▶ WHAT TO DO: All lines in the records below from the line with "Clone this chart in matplotlib." through the line with "points = np.arange(1, 31)" are to be given again exactly, both ends included; the pictures are to be left out.

▶ RECORDS PROVIDED:

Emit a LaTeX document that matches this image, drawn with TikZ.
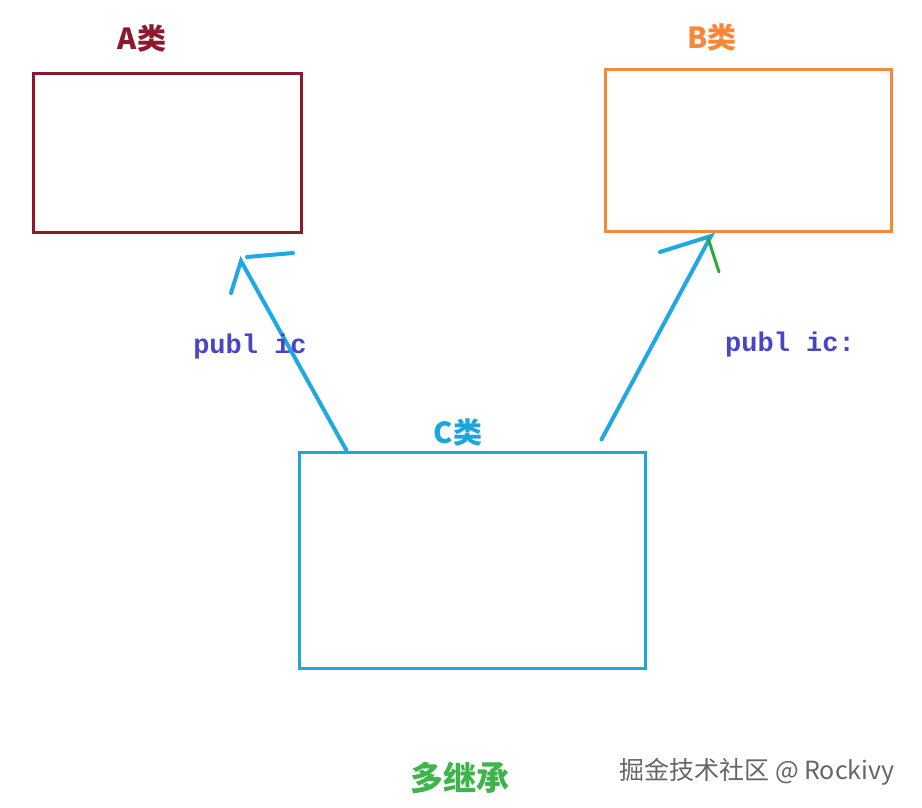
\documentclass[tikz,border=0pt]{standalone}
\usepackage{fontspec}
\setmainfont{Liberation Sans}
\newfontfamily\cjk{Noto Sans CJK SC}
\newfontfamily\codefont{Liberation Mono}
\usetikzlibrary{positioning}
\definecolor{ared}{HTML}{8B1A2E}
\definecolor{borange}{HTML}{F7883A}
\definecolor{cblue}{HTML}{1BA6E0}
\definecolor{kwblue}{HTML}{4A44C6}
\definecolor{tgreen}{HTML}{3DB54A}
\definecolor{penblue}{HTML}{1FA8E2}
\definecolor{pengreen}{HTML}{2EAA3A}
\tikzset{
  classbox/.style={rectangle, draw, line width=3pt, inner sep=0pt},
  classname/.style={font=\cjk\bfseries\fontsize{29}{31}\selectfont, inner sep=0pt},
  kw/.style={font=\codefont\bfseries\fontsize{27}{29}\selectfont, text=kwblue, inner sep=0pt},
  pen/.style={draw=penblue, line width=4pt, line cap=round},
}

\begin{document}
\begin{tikzpicture}[x=1pt, y=-1pt]
\useasboundingbox[fill=white] (0,0) rectangle (922,808);
% the three classes
\node[classbox, draw=ared, minimum width=268pt, minimum height=158pt] (abox) at (167,153) {};
\node[classbox, draw=borange, minimum width=286pt, minimum height=161pt] (bbox) at (748,150.5) {};
\node[classbox, draw=cblue, minimum width=346pt, minimum height=216pt] (cbox) at (472,560) {};
\node[classname, text=ared] (alabel) at (142,38) {A类};
\node[classname, text=borange] (blabel) at (712,37) {B类};
\node[classname, text=cblue, above=4pt of cbox.north, xshift=-14pt] (clabel) {C类};
% inheritance strokes
\coordinate (cl) at ([xshift=49pt]cbox.north west);
\coordinate (cr) at ([xshift=-45pt, yshift=11pt]cbox.north east);
\coordinate (atip) at (241,261);
\coordinate (btip) at (711,236);
\draw[pen] (cl) -- (atip) -- (231,293);
\draw[pen] (247,257) -- (293,253);
\draw[pen] (cr) -- (btip) -- (660,252);
\draw[pen, draw=pengreen, line width=3pt] (708,238) -- (719,272);
\node[kw] (lkw) at (250,347) {publ ic};
\node[kw] (rkw) at (790,345) {publ ic:};
% caption
\node[font=\cjk\bfseries\fontsize{33}{35}\selectfont, text=tgreen] (title) at (460,778) {多继承};
\node[font=\cjk\fontsize{25}{27}\selectfont, text=black!60] (mark) at (757,772) {掘金技术社区 @ Rockivy};
\end{tikzpicture}
\end{document}
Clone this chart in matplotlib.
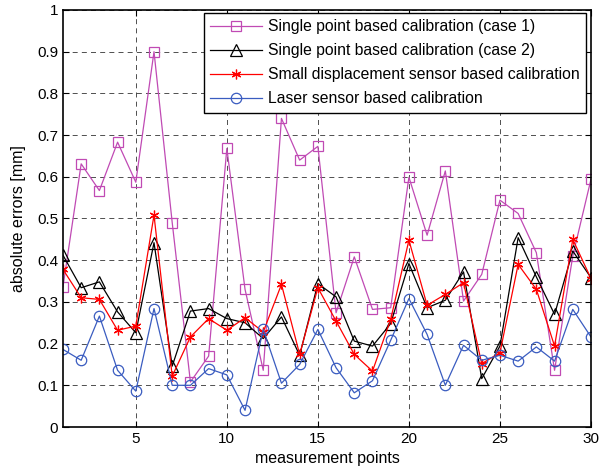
import numpy as np
import matplotlib.pyplot as plt

plt.rcParams['font.family'] = ['Liberation Sans', 'DejaVu Sans']

points = np.arange(1, 31)

# case 1 (squares, magenta)
single_case1 = [0.336, 0.631, 0.567, 0.683, 0.587, 0.900, 0.490, 0.108, 0.170, 0.668,
                0.330, 0.136, 0.740, 0.640, 0.673, 0.274, 0.408, 0.282, 0.286, 0.599,
                0.460, 0.614, 0.302, 0.366, 0.544, 0.512, 0.418, 0.136, 0.410, 0.594]
# case 2 (triangles, black)
single_case2 = [0.412, 0.334, 0.348, 0.276, 0.226, 0.442, 0.146, 0.278, 0.284, 0.260,
                0.250, 0.212, 0.264, 0.172, 0.344, 0.312, 0.206, 0.194, 0.248, 0.392,
                0.286, 0.304, 0.372, 0.116, 0.194, 0.454, 0.360, 0.270, 0.422, 0.358]
# small displacement sensor (asterisks, red)
small_disp = [0.378, 0.310, 0.306, 0.232, 0.242, 0.508, 0.122, 0.216, 0.260, 0.232,
              0.262, 0.228, 0.342, 0.174, 0.334, 0.254, 0.174, 0.134, 0.258, 0.448,
              0.292, 0.318, 0.346, 0.152, 0.178, 0.390, 0.330, 0.194, 0.450, 0.356]
# laser sensor (circles, blue)
laser = [0.186, 0.160, 0.266, 0.136, 0.086, 0.284, 0.100, 0.100, 0.140, 0.125,
         0.040, 0.234, 0.105, 0.150, 0.234, 0.142, 0.082, 0.111, 0.208, 0.308,
         0.222, 0.100, 0.196, 0.160, 0.172, 0.158, 0.192, 0.158, 0.282, 0.216]

fig = plt.figure(figsize=(6.09, 4.71), dpi=100)
ax = fig.add_axes([0.1034, 0.0934, 0.867, 0.8854])

magenta = '#c04ab4'
blue = '#3a5cc0'

ax.plot(points, single_case1, '-', color=magenta, lw=0.9, marker='s', ms=7.5,
        mfc='none', mec=magenta, mew=0.9, label='Single point based calibration (case 1)')
ax.plot(points, single_case2, '-', color='black', lw=0.9, marker='^', ms=8,
        mfc='none', mec='black', mew=0.9, label='Single point based calibration (case 2)')
ax.plot(points, small_disp, '-', color='red', lw=0.9, marker=(6, 2, 0), ms=7,
        mec='red', mew=0.9, label='Small displacement sensor based calibration')
ax.plot(points, laser, '-', color=blue, lw=0.9, marker='o', ms=7.5,
        mfc='none', mec=blue, mew=0.9, label='Laser sensor based calibration')

ax.set_xlim(1, 30)
ax.set_ylim(0, 1)
ax.set_xticks([5, 10, 15, 20, 25, 30])
ax.set_yticks(np.arange(0, 1.01, 0.1))
ax.set_yticklabels(['0', '0.1', '0.2', '0.3', '0.4', '0.5', '0.6', '0.7', '0.8', '0.9', '1'])
ax.tick_params(direction='in', top=True, right=True, labelsize=11, length=4)
ax.grid(True, color='black', linestyle=(0, (6, 5)), linewidth=0.6, alpha=0.8)
for s in ax.spines.values():
    s.set_linewidth(1.2)

ax.set_xlabel('measurement points', fontsize=11.5, labelpad=4)
ax.set_ylabel('absolute errors [mm]', fontsize=11.5, labelpad=8)

leg = ax.legend(loc='upper right', bbox_to_anchor=(0.9905, 0.993), borderaxespad=0,
                fontsize=11.3, handlelength=3.3, labelspacing=0.58, borderpad=0.4,
                handletextpad=0.4, fancybox=False, framealpha=1)
leg.get_frame().set_edgecolor('black')
leg.get_frame().set_linewidth(1.0)

fig.savefig('out.png', dpi=100)
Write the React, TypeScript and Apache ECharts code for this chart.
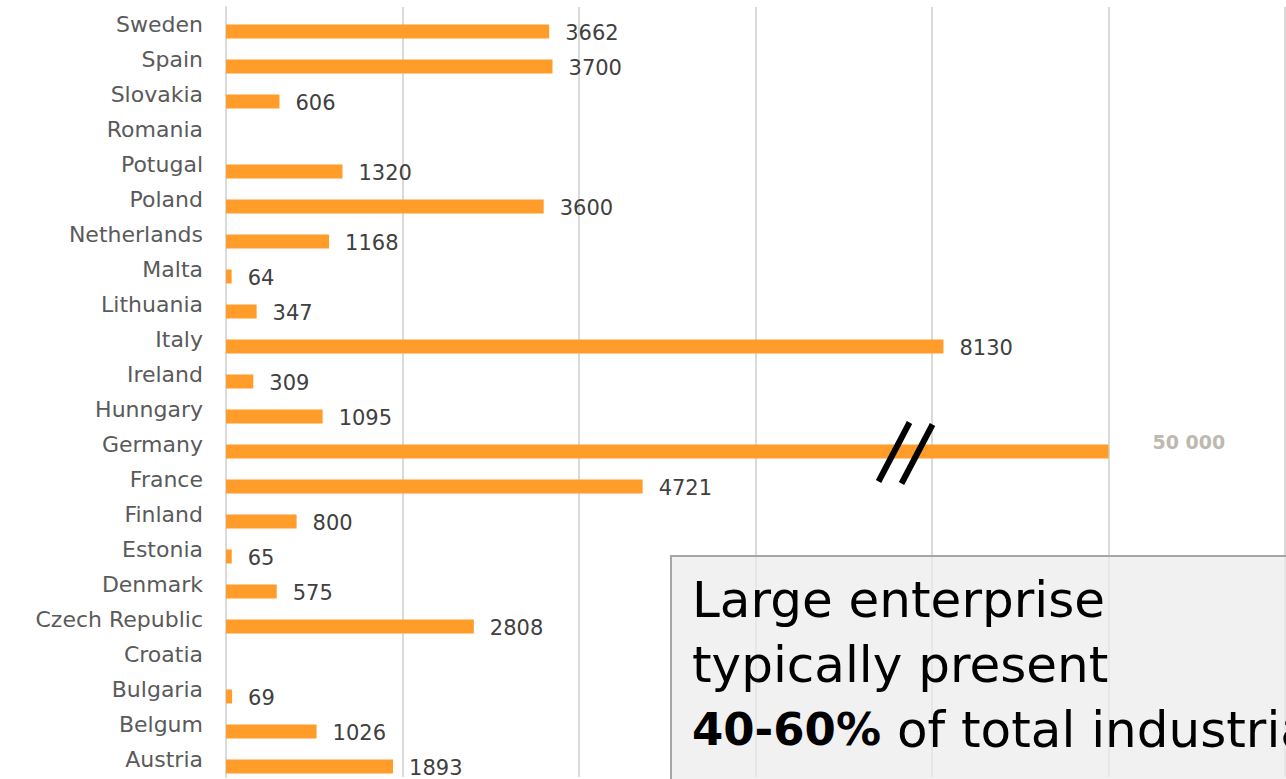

▶ TASK SOLUTION:
Clone this chart in matplotlib.
import numpy as np
import matplotlib.pyplot as plt

plt.rcParams['font.family'] = ['Liberation Sans', 'DejaVu Sans']

points = np.arange(1, 31)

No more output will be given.